Stated problem
Reproduce the listing below in its entirety. Change nothing.

Data shown
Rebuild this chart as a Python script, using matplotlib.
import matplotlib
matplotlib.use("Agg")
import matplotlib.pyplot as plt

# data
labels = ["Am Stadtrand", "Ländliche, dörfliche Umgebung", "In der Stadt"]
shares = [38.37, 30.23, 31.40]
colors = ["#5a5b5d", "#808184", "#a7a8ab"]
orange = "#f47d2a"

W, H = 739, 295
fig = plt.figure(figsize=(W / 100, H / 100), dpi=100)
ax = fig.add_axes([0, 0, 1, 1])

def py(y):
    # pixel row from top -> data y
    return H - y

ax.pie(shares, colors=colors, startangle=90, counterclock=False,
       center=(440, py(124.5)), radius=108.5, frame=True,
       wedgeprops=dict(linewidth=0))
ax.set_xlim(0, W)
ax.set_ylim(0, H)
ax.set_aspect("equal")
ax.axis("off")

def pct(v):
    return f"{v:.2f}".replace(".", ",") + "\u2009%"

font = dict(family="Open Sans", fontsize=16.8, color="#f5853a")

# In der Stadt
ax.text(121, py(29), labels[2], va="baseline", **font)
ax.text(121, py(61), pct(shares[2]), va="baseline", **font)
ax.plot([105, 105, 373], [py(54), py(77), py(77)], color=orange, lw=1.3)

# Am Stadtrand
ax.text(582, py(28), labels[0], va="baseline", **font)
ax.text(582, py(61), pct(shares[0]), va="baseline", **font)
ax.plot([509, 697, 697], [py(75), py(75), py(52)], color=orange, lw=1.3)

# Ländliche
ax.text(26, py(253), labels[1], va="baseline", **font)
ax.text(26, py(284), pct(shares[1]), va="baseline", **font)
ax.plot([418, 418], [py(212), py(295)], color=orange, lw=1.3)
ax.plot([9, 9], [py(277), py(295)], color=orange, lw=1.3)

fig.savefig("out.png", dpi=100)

The response
Rebuild this chart as a Python script, using matplotlib.
import matplotlib
matplotlib.use("Agg")
import matplotlib.pyplot as plt

# data
labels = ["Am Stadtrand", "Ländliche, dörfliche Umgebung", "In der Stadt"]
shares = [38.37, 30.23, 31.40]
colors = ["#5a5b5d", "#808184", "#a7a8ab"]
orange = "#f47d2a"

W, H = 739, 295
fig = plt.figure(figsize=(W / 100, H / 100), dpi=100)
ax = fig.add_axes([0, 0, 1, 1])

def py(y):
    # pixel row from top -> data y
    return H - y

ax.pie(shares, colors=colors, startangle=90, counterclock=False,
       center=(440, py(124.5)), radius=108.5, frame=True,
       wedgeprops=dict(linewidth=0))
ax.set_xlim(0, W)
ax.set_ylim(0, H)
ax.set_aspect("equal")
ax.axis("off")

def pct(v):
    return f"{v:.2f}".replace(".", ",") + "\u2009%"

font = dict(family="Open Sans", fontsize=16.8, color="#f5853a")

# In der Stadt
ax.text(121, py(29), labels[2], va="baseline", **font)
ax.text(121, py(61), pct(shares[2]), va="baseline", **font)
ax.plot([105, 105, 373], [py(54), py(77), py(77)], color=orange, lw=1.3)

# Am Stadtrand
ax.text(582, py(28), labels[0], va="baseline", **font)
ax.text(582, py(61), pct(shares[0]), va="baseline", **font)
ax.plot([509, 697, 697], [py(75), py(75), py(52)], color=orange, lw=1.3)

# Ländliche
ax.text(26, py(253), labels[1], va="baseline", **font)
ax.text(26, py(284), pct(shares[1]), va="baseline", **font)
ax.plot([418, 418], [py(212), py(295)], color=orange, lw=1.3)
ax.plot([9, 9], [py(277), py(295)], color=orange, lw=1.3)

fig.savefig("out.png", dpi=100)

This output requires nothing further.